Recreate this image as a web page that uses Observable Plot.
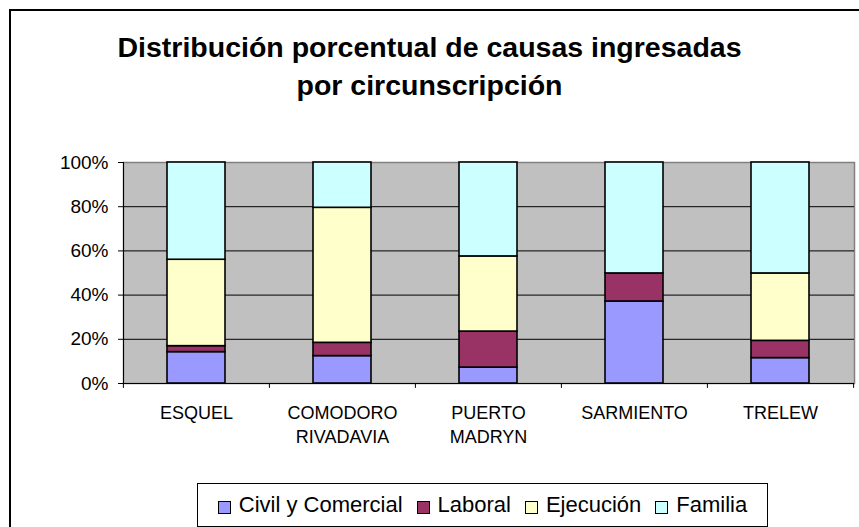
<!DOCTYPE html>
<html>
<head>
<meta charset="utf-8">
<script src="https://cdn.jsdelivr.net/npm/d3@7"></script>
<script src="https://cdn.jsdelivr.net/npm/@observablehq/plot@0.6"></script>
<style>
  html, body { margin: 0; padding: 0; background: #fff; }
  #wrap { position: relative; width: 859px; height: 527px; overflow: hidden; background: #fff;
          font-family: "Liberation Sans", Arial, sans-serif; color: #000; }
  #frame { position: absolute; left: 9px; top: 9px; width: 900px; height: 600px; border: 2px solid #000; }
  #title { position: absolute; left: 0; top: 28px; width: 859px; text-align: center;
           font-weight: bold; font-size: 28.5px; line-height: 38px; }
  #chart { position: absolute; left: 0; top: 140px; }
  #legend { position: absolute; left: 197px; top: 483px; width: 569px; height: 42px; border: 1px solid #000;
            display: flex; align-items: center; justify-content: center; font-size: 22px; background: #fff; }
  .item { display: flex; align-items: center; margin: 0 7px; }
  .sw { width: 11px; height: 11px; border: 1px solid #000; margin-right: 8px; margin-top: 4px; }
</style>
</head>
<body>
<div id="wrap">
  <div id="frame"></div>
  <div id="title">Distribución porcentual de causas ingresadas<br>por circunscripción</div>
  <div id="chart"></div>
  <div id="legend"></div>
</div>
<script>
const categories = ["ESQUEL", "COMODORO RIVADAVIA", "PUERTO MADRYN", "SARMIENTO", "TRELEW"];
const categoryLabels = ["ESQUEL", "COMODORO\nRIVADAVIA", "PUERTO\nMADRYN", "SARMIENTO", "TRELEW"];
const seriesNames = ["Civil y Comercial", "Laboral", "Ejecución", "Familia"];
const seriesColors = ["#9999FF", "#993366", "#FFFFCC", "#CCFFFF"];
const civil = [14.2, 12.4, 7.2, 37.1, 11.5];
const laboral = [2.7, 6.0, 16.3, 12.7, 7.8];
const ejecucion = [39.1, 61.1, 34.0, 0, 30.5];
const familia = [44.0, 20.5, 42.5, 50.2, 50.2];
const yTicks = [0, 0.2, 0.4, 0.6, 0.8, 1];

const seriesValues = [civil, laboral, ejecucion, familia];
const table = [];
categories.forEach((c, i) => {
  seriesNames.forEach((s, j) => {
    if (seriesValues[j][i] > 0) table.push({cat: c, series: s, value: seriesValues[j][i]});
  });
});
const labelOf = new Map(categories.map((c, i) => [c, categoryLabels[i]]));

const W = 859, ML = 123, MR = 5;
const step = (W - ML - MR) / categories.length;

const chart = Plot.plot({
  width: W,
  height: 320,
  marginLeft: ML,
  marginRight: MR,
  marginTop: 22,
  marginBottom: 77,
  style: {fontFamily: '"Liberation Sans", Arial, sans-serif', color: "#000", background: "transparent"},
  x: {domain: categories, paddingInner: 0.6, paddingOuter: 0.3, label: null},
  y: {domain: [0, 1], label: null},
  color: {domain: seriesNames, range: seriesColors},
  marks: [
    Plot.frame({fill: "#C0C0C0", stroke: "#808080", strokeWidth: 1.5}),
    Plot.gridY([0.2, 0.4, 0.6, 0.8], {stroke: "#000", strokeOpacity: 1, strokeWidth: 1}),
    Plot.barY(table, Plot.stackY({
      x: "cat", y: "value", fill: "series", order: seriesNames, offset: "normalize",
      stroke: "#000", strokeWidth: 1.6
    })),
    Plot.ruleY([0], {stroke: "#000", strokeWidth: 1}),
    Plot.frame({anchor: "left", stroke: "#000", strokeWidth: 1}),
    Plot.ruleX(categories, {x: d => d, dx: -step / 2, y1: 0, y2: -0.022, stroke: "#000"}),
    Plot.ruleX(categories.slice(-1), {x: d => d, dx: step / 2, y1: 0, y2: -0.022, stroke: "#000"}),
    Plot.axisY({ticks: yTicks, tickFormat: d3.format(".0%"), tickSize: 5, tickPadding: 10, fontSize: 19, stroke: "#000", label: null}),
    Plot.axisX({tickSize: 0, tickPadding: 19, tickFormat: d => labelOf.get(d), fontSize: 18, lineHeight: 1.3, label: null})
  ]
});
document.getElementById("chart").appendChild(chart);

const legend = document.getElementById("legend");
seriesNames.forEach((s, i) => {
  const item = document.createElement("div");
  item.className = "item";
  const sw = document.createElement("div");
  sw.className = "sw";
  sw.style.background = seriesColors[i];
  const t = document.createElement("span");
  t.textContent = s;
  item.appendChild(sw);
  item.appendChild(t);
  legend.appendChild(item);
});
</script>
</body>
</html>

========

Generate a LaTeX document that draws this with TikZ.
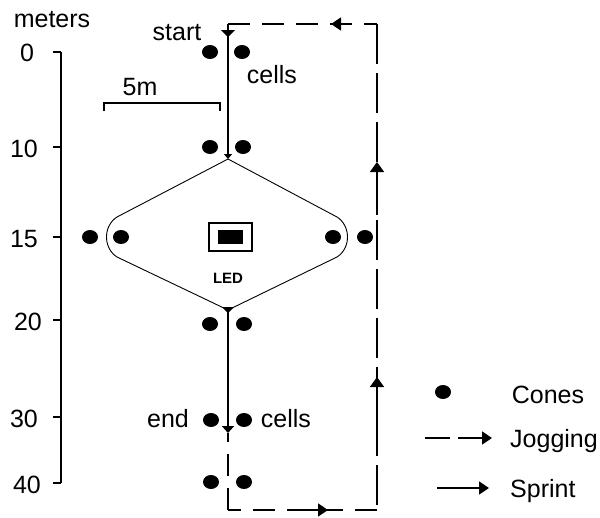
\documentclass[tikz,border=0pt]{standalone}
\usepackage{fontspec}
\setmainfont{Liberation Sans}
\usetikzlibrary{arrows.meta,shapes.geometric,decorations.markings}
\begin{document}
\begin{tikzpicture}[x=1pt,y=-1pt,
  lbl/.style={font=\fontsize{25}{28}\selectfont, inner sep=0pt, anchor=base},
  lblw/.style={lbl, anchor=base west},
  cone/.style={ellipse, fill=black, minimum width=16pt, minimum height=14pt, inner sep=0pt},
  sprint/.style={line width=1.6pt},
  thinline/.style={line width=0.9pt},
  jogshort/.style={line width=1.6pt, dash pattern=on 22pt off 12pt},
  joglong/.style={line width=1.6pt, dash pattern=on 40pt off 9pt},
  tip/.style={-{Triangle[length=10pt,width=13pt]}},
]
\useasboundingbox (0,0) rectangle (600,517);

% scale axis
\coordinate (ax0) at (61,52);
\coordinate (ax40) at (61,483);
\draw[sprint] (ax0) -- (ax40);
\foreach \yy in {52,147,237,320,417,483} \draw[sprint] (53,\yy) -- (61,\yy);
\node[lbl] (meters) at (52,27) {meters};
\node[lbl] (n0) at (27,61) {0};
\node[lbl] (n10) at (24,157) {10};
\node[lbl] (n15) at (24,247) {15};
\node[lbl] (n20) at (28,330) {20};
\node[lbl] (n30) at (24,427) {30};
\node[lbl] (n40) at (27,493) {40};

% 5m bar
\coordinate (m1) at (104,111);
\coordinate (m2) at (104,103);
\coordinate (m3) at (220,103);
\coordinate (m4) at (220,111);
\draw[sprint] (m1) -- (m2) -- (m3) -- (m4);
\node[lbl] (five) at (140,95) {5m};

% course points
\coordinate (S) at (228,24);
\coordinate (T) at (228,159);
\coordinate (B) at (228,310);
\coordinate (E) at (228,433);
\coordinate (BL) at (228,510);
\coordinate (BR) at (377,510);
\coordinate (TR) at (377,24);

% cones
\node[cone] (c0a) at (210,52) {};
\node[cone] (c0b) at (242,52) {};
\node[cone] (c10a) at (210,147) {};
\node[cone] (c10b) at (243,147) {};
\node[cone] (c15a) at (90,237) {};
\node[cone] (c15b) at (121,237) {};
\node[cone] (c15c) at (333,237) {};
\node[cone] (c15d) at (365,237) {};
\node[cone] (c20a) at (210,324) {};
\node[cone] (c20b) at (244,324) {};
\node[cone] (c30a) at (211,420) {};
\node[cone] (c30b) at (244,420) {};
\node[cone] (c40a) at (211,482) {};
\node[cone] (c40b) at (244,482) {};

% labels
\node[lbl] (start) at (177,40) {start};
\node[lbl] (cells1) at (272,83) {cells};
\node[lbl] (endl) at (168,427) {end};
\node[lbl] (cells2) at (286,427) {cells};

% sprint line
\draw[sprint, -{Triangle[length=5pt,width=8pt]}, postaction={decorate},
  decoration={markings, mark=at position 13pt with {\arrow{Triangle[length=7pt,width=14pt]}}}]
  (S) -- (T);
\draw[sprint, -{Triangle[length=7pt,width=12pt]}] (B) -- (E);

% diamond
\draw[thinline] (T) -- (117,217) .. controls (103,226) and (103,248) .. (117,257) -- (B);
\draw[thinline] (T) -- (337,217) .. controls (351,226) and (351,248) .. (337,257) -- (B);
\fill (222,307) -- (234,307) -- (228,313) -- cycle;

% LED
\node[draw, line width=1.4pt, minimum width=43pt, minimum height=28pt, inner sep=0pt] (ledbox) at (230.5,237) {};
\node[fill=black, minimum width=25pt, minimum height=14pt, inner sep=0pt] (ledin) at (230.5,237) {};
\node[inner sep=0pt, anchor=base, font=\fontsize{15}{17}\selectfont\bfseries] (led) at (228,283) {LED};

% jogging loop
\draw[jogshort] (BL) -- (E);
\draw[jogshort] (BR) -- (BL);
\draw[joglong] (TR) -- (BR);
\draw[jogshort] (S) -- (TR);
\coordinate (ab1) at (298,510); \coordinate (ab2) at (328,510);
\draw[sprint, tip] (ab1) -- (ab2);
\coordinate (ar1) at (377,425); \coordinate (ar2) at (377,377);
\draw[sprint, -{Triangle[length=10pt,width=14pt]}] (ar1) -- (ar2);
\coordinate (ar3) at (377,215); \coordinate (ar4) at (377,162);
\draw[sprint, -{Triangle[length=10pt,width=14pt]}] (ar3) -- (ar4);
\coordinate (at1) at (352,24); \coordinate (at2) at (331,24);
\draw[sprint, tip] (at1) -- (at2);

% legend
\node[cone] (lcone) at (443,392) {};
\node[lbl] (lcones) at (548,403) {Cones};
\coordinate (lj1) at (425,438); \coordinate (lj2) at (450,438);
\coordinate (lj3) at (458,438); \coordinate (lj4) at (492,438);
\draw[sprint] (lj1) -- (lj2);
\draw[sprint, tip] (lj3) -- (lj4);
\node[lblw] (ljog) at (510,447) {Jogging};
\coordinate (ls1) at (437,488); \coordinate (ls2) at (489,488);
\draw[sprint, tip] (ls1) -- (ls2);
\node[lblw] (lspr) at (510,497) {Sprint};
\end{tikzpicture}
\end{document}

========

Out of the preceding entries, pull every line containing the string "that".

Recreate this image as a web page that uses Observable Plot.
Generate a LaTeX document that draws this with TikZ.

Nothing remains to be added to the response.